7/10
Emotional fallout
9 December 2010
Warning: Spoilers
In 1950s Japan, a local magistrate (Takashi Shimura) resides over the case of Kiichi Nakajima (Toshirô Mifune), an old man who's so spooked by the prospect of nuclear fallout that he intends to sell his assets and emigrate his large family to Brazil. The family, of course, has other ideas, and seek to have their father declared insane. Though the magistrate reluctantly votes to freeze the old man's assets, he himself becomes troubled by the possibility of nuclear apocalypse. Given what had happened in Nagasaki and Hiroshima, I wouldn't be surprised if such sentiment was widespread in Japan.

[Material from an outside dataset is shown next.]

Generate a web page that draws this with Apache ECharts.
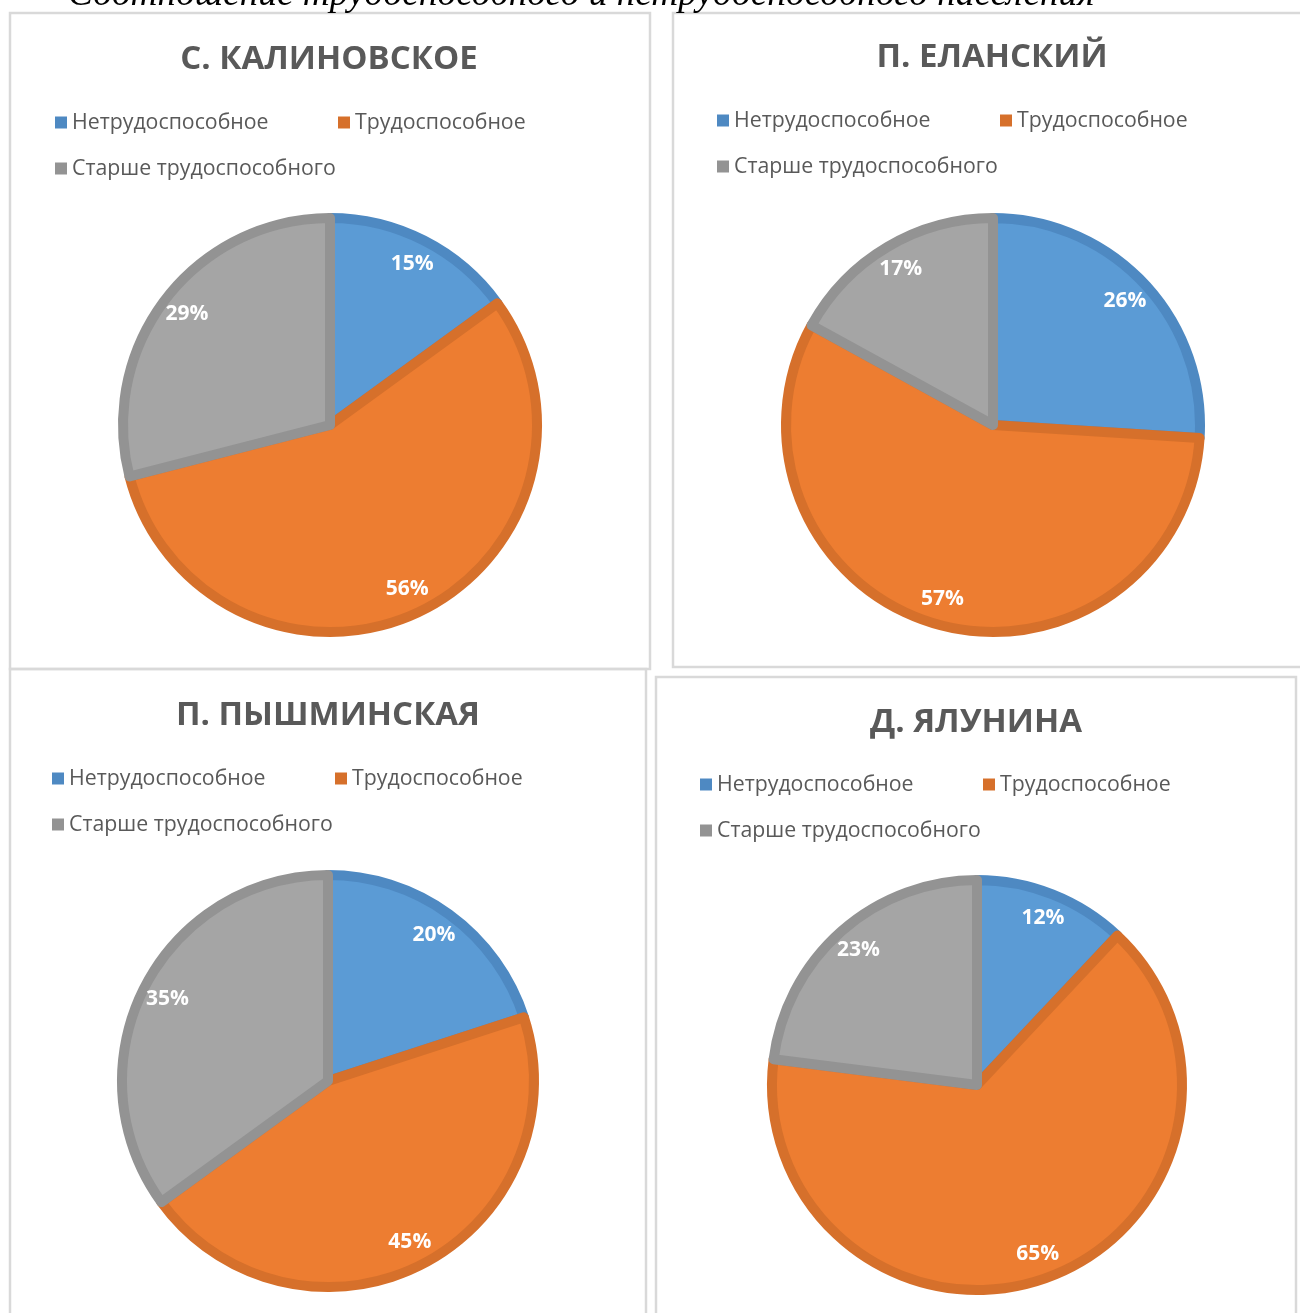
<!DOCTYPE html>
<html>
<head>
<meta charset="utf-8">
<script src="https://cdn.jsdelivr.net/npm/echarts@6/dist/echarts.min.js"></script>
<style>
html,body{margin:0;padding:0;background:#fff;}
#chart{width:1300px;height:1313px;}
</style>
</head>
<body>
<div id="chart"></div>
<script>
// ---- data ----
const pageTitle = 'Соотношение трудоспособного и нетрудоспособного населения';
const categories = ['Нетрудоспособное', 'Трудоспособное', 'Старше трудоспособного'];
const settlements = ['С. КАЛИНОВСКОЕ', 'П. ЕЛАНСКИЙ', 'П. ПЫШМИНСКАЯ', 'Д. ЯЛУНИНА'];
const kalinovskoe = [15, 56, 29];
const elansky = [26, 57, 17];
const pyshminskaya = [20, 45, 35];
const yalunina = [12, 65, 23];
const seriesValues = [kalinovskoe, elansky, pyshminskaya, yalunina];

// ---- styling / layout ----
const fills = ['#5B9BD5', '#ED7D31', '#A5A5A5'];
const borders = ['#4E89C2', '#D6702B', '#939393'];
const panels = [
  {x: 10, y: 13, w: 640, h: 656},
  {x: 673, y: 13, w: 640, h: 654},
  {x: 10, y: 669, w: 636, h: 700},
  {x: 656, y: 677, w: 640, h: 700}
];
const titlePos = [[329, 60], [992, 58], [328, 716], [976, 723]];
const legendPos = [[55, 112], [717, 110], [52, 768], [700, 774]];
const pieCenters = [[330, 425], [993, 425], [328, 1081], [977, 1085]];
const pieR = [212, 212, 211, 210];
const BW = 10;

const chart = echarts.init(document.getElementById('chart'), null, {renderer: 'canvas'});

const titles = [], legends = [], series = [];
settlements.forEach((name, i) => {
  titles.push({
    text: name,
    left: titlePos[i][0],
    top: titlePos[i][1] - 20,
    textAlign: 'center',
    padding: 0,
    textStyle: {fontFamily: 'Open Sans', fontWeight: 'bold', fontSize: 33, color: '#595959', lineHeight: 40}
  });
  legends.push({
    left: legendPos[i][0],
    top: legendPos[i][1],
    width: 560,
    padding: 0,
    orient: 'horizontal',
    itemWidth: 12,
    itemHeight: 12,
    itemGap: 25,
    icon: 'rect',
    selectedMode: false,
    data: categories.map((c, k) => ({name: c, itemStyle: {color: borders[k], borderWidth: 0}})),
    textStyle: {fontFamily: 'Open Sans', fontSize: 21.3, color: '#595959', width: 241, lineHeight: 20, padding: 0}
  });
  const data = categories.map((c, k) => ({
    name: c,
    value: seriesValues[i][k],
    itemStyle: {color: fills[k], borderColor: borders[k]}
  }));
  series.push({
    type: 'pie',
    name: name,
    center: pieCenters[i],
    radius: [0, pieR[i] - BW / 2],
    startAngle: 90,
    clockwise: true,
    silent: true,
    animation: false,
    itemStyle: {borderWidth: BW, borderJoin: 'round'},
    label: {show: false},
    labelLine: {show: false},
    data: data
  });
  series.push({
    type: 'pie',
    name: name + ' labels',
    center: pieCenters[i],
    radius: [pieR[i] * 0.68, pieR[i]],
    startAngle: 90,
    clockwise: true,
    silent: true,
    animation: false,
    itemStyle: {color: 'rgba(0,0,0,0)', borderWidth: 0},
    label: {show: true, position: 'inside', formatter: '{d}%', color: '#fff',
            fontFamily: 'Open Sans', fontWeight: 'bold', fontSize: 21},
    labelLine: {show: false},
    data: categories.map((c, k) => ({name: c, value: seriesValues[i][k]}))
  });
});

const graphics = panels.map(p => ({
  type: 'rect', silent: true, z: -10,
  shape: {x: p.x, y: p.y, width: p.w, height: p.h},
  style: {fill: 'none', stroke: '#D9D9D9', lineWidth: 2.5}
}));
graphics.push({
  type: 'text', silent: true,
  x: 68, y: -5,
  style: {text: pageTitle, font: 'italic 37.4px "Liberation Serif"', fill: '#000', verticalAlign: 'middle', align: 'left'}
});

chart.setOption({
  backgroundColor: '#fff',
  animation: false,
  title: titles,
  legend: legends,
  graphic: graphics,
  series: series
});
</script>
</body>
</html>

Mifune, then aged just 35, is completely convincing (under copious amounts of make-up) as the aging, increasingly-paranoid patriarch. Indeed, I didn't realise it was him until I looked up the film's IMDb page. The performance itself is pure ham, not unlike something Klaus Kinski or Jack Nicholson might have conjured up, but there's such intensity in his inner anguish that he is almost painful to watch. The old man's fear of nuclear holocaust ultimately leads him to a mental institution, but Kurosawa blurs his insanity: is he crazy, or is everybody else crazy for not being scared?

One scene I found particularly touching. After the old man suffers a serious heart attack, his family gathers around to discuss money arrangements should he die. Meanwhile, the youngest daughter, perhaps the only family member who sympathises with her father's plans, leafs through a photo album. On every page, we find smiling faces, a happy family. It suddenly struck me that, until then, I'd scarcely scene a smiling face for the entire film. Perhaps more than anything, 'I Live in Fear (1955)' is about the breakup of a family, the rupture of a social unit traditionally considered invulnerable.